• GIVEN PROBLEM
Print the lines that start the entries and continue through the one holding "0.0030,0.0033,0.0026,0.0036,0.0051,0.0005,0.0039,0.0041];", please, exactly and with the pictures omitted.

• MATERIAL TO PROCESS

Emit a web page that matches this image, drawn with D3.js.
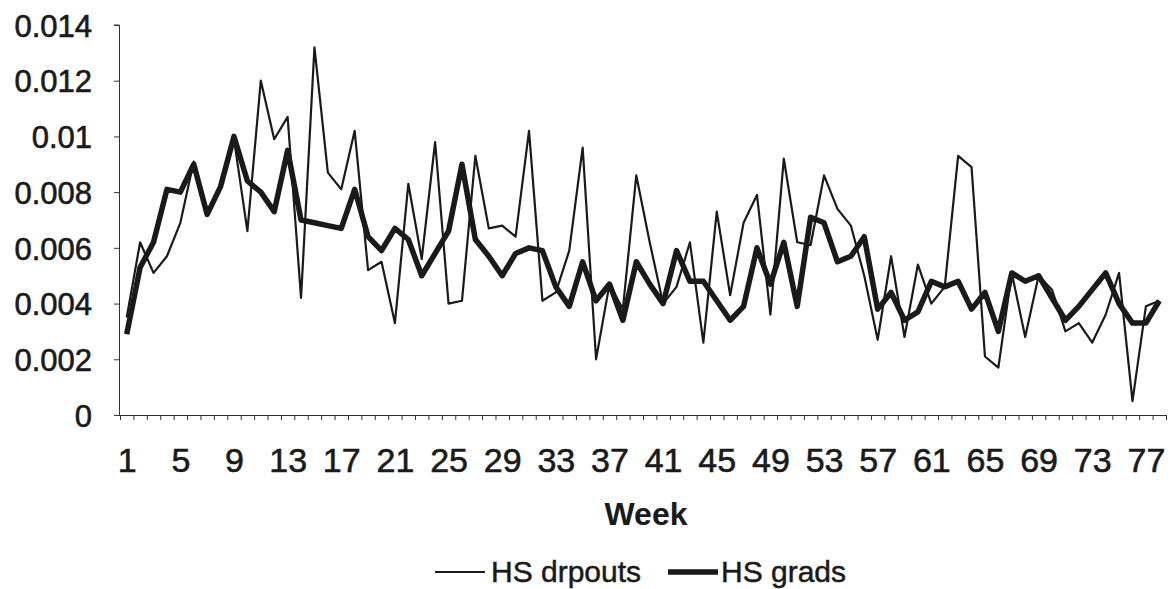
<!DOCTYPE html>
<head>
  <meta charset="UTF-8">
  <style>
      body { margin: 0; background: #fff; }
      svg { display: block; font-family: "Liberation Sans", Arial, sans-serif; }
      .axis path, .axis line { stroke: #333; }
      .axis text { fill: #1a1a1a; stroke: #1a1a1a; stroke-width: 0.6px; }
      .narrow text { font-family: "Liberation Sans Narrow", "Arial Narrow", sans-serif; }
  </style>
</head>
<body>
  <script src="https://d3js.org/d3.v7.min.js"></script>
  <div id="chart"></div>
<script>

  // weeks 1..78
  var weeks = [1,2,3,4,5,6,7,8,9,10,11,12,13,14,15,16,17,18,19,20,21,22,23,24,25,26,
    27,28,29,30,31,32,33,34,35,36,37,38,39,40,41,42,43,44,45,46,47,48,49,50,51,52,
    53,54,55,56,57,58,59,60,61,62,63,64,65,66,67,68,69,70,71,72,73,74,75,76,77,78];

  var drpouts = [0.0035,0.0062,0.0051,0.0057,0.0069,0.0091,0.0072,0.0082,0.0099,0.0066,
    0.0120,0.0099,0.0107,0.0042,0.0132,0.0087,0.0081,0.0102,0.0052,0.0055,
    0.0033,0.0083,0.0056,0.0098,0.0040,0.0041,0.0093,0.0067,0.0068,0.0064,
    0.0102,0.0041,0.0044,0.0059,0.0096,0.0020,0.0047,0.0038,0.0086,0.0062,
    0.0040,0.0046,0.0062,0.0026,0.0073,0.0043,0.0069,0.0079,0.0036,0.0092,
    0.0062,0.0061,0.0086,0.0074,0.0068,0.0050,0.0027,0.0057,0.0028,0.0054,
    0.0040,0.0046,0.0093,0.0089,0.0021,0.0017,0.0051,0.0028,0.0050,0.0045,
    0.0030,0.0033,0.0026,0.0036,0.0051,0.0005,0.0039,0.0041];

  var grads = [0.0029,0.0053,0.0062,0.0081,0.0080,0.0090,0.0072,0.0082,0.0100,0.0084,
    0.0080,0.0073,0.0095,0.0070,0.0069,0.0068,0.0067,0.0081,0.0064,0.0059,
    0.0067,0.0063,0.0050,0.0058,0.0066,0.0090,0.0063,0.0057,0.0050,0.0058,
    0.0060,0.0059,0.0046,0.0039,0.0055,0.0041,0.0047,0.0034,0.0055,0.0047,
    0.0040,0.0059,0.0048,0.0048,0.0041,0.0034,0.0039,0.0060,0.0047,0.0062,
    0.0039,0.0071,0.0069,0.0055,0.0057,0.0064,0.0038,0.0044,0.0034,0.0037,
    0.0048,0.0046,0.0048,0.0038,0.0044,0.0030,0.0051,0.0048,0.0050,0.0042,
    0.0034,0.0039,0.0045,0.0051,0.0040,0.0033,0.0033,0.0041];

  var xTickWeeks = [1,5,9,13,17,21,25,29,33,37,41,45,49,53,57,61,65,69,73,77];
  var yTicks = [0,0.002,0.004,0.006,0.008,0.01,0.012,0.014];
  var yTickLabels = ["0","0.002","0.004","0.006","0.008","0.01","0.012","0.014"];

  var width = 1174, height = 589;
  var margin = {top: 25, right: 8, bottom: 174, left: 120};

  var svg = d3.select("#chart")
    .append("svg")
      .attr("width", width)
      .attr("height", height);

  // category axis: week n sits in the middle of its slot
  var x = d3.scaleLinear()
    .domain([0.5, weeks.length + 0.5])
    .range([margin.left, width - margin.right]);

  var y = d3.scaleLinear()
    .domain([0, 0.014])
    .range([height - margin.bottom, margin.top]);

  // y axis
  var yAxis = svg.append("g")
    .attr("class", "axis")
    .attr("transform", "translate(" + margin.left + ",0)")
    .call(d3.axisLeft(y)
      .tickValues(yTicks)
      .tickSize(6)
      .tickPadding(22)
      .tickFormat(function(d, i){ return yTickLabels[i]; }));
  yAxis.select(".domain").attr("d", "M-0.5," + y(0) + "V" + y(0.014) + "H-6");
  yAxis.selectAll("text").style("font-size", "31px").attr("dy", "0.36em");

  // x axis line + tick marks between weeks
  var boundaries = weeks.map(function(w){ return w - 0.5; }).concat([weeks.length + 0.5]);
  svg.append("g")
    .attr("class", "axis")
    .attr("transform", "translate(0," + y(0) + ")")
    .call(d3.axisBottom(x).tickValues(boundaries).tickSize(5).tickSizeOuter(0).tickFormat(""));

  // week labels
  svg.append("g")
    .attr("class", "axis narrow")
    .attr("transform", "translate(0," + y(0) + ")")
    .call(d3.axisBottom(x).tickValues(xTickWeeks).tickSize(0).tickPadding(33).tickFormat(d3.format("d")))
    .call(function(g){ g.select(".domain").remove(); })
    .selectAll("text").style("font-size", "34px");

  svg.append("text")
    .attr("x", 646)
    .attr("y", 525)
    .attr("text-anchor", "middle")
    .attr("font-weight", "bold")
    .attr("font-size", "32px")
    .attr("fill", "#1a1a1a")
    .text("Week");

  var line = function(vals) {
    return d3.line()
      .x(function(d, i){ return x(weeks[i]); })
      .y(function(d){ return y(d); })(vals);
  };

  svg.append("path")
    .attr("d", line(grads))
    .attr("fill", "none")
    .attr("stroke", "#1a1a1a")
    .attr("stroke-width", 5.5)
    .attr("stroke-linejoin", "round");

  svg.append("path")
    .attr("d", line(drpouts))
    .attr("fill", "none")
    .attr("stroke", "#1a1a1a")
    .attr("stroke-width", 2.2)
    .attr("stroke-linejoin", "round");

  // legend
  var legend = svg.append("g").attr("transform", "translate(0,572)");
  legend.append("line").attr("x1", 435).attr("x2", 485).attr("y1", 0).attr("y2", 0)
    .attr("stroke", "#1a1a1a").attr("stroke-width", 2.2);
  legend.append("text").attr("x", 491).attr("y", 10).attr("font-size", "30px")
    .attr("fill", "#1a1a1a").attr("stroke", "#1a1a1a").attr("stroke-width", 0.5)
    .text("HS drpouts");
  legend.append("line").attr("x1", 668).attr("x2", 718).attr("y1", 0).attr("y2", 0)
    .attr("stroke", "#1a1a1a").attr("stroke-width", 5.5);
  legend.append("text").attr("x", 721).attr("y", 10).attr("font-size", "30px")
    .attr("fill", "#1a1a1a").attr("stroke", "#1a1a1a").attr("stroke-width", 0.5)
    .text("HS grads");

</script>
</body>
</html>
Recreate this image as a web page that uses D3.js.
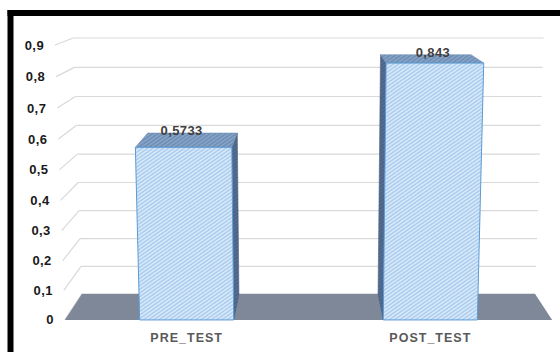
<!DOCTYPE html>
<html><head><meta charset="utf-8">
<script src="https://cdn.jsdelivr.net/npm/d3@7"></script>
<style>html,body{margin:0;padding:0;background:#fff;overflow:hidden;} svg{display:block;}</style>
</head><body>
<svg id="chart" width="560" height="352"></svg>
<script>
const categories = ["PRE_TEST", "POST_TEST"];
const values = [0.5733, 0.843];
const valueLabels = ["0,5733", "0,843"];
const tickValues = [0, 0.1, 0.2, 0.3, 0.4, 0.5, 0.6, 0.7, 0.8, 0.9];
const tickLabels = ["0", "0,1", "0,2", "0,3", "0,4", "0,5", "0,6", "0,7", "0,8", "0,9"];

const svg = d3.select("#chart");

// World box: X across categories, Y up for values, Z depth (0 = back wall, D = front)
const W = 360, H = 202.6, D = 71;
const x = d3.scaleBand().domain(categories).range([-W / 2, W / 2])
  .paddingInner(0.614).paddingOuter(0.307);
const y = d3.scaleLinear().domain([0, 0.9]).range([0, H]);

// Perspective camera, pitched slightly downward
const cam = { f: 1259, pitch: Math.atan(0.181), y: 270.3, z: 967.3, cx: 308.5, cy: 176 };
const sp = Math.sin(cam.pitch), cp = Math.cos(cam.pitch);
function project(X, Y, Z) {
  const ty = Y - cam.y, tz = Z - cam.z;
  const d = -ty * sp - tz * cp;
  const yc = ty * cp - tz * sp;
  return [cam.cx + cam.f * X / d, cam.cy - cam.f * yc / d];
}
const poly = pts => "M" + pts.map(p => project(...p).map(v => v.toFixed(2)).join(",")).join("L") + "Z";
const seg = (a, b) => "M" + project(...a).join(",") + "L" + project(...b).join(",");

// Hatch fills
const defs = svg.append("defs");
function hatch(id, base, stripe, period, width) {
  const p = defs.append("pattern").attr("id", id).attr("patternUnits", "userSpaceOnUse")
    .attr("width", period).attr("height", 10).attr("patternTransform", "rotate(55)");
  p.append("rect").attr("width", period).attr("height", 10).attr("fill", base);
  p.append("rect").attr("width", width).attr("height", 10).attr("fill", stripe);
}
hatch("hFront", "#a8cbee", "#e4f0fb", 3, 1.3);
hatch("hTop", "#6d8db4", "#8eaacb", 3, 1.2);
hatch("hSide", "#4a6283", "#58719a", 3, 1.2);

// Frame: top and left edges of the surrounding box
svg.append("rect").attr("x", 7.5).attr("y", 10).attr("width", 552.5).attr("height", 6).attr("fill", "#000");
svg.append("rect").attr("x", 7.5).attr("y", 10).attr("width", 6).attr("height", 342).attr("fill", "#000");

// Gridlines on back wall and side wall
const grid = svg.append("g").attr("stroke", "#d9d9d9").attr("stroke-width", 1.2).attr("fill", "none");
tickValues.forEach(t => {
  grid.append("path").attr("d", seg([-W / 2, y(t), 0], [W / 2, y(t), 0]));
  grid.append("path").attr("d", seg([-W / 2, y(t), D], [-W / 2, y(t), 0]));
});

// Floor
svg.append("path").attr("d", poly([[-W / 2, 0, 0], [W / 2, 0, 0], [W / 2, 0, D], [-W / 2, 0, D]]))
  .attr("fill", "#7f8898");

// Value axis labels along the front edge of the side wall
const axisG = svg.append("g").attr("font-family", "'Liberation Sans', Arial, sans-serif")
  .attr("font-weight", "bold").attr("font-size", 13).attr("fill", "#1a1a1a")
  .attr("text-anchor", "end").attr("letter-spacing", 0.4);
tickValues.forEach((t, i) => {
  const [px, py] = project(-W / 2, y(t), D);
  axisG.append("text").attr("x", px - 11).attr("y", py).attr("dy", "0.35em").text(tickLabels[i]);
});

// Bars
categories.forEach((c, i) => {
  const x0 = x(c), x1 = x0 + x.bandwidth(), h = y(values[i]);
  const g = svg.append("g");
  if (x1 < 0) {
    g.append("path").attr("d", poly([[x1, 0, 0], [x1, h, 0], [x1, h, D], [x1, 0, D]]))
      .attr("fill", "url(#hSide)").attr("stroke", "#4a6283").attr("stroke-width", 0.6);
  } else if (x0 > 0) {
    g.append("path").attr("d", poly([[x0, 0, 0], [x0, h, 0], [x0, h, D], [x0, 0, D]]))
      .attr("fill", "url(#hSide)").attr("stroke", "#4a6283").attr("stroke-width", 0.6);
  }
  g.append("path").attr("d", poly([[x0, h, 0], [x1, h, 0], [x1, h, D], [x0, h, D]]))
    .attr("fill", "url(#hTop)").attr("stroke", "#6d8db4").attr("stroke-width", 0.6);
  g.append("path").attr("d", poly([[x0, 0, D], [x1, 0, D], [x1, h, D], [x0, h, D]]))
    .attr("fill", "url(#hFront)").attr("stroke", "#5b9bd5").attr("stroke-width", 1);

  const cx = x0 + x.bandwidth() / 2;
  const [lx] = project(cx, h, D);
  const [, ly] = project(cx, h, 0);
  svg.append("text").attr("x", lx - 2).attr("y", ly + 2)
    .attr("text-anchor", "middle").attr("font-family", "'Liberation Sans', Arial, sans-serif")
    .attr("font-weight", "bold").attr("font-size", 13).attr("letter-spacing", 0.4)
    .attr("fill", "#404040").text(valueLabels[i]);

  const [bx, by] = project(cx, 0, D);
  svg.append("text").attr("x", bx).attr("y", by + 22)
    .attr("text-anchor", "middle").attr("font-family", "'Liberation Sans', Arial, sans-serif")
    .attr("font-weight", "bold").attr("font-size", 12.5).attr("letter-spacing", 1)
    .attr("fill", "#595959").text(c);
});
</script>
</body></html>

• REPLY
Emit a web page that matches this image, drawn with D3.js.
<!DOCTYPE html>
<head>
  <meta charset="UTF-8">
  <style>
      body { margin: 0; background: #fff; }
      svg { display: block; font-family: "Liberation Sans", Arial, sans-serif; }
      .axis path, .axis line { stroke: #333; }
      .axis text { fill: #1a1a1a; stroke: #1a1a1a; stroke-width: 0.6px; }
      .narrow text { font-family: "Liberation Sans Narrow", "Arial Narrow", sans-serif; }
  </style>
</head>
<body>
  <script src="https://d3js.org/d3.v7.min.js"></script>
  <div id="chart"></div>
<script>

  // weeks 1..78
  var weeks = [1,2,3,4,5,6,7,8,9,10,11,12,13,14,15,16,17,18,19,20,21,22,23,24,25,26,
    27,28,29,30,31,32,33,34,35,36,37,38,39,40,41,42,43,44,45,46,47,48,49,50,51,52,
    53,54,55,56,57,58,59,60,61,62,63,64,65,66,67,68,69,70,71,72,73,74,75,76,77,78];

  var drpouts = [0.0035,0.0062,0.0051,0.0057,0.0069,0.0091,0.0072,0.0082,0.0099,0.0066,
    0.0120,0.0099,0.0107,0.0042,0.0132,0.0087,0.0081,0.0102,0.0052,0.0055,
    0.0033,0.0083,0.0056,0.0098,0.0040,0.0041,0.0093,0.0067,0.0068,0.0064,
    0.0102,0.0041,0.0044,0.0059,0.0096,0.0020,0.0047,0.0038,0.0086,0.0062,
    0.0040,0.0046,0.0062,0.0026,0.0073,0.0043,0.0069,0.0079,0.0036,0.0092,
    0.0062,0.0061,0.0086,0.0074,0.0068,0.0050,0.0027,0.0057,0.0028,0.0054,
    0.0040,0.0046,0.0093,0.0089,0.0021,0.0017,0.0051,0.0028,0.0050,0.0045,
    0.0030,0.0033,0.0026,0.0036,0.0051,0.0005,0.0039,0.0041];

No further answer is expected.